Terrain-driven path tracking: extraction of the vegetation line in the Southwest China alpine-gorge region and attribution analysis of its spatial variability
摘要
The upper elevational limit of vegetation distribution serves as a critical boundary in alpine ecosystems (termed the vegetation line herein), exhibiting high sensitivity to changes in hydrothermal conditions; however, understanding of its spatial patterns and driving mechanisms remains limited. This study, set in the Southwest China alpine-gorge region, introduces a terrain-driven path tracking (TDPT) algorithm that delineates vegetation lines with high precision by tracing stable vegetation communities from non-vegetated cores. Using Sentinel-2 imagery from 2022 to 2024, we extracted 11,574 vegetation line points.
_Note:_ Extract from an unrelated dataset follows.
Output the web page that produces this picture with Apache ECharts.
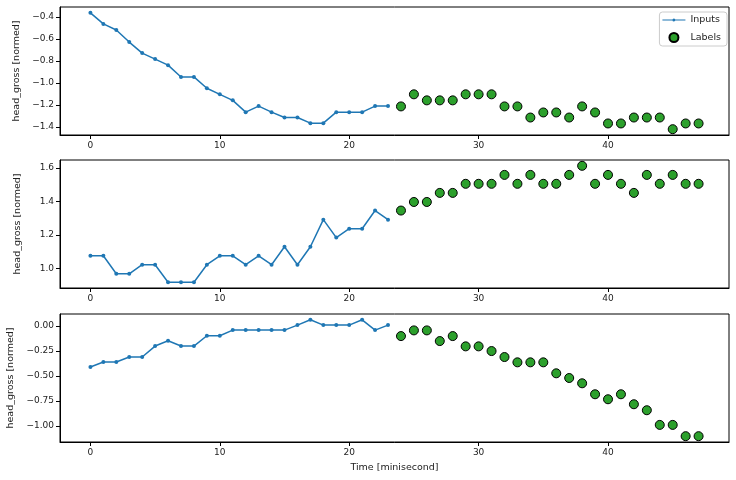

Validation confirmed high accuracy (mean absolute error = 9.75 m, below the 10 m resolution of Sentinel-2; R2 = 0.998). Combining geographically weighted regression (GWR) and light gradient boosting machine (LightGBM), we found that vegetation line elevations (4120–5058 m, 5th–95th percentiles) are mainly controlled by growing-season temperature, whereas precipitation effects vary spatially, promoting upward shifts in arid western regions but inhibiting them in humid southeastern areas. LightGBM further identified approximately 140,000 km2 (22.8% of the study area) of persistent alpine barren zones, concentrated in the central-western high-elevation core. The TDPT algorithm and dual-model framework offer a precise, scalable approach for remote sensing of complex mountain ecological boundaries, advancing quantitative understanding of vegetation line dynamics and spatial heterogeneity, with significant implications for monitoring alpine ecosystems under climate change.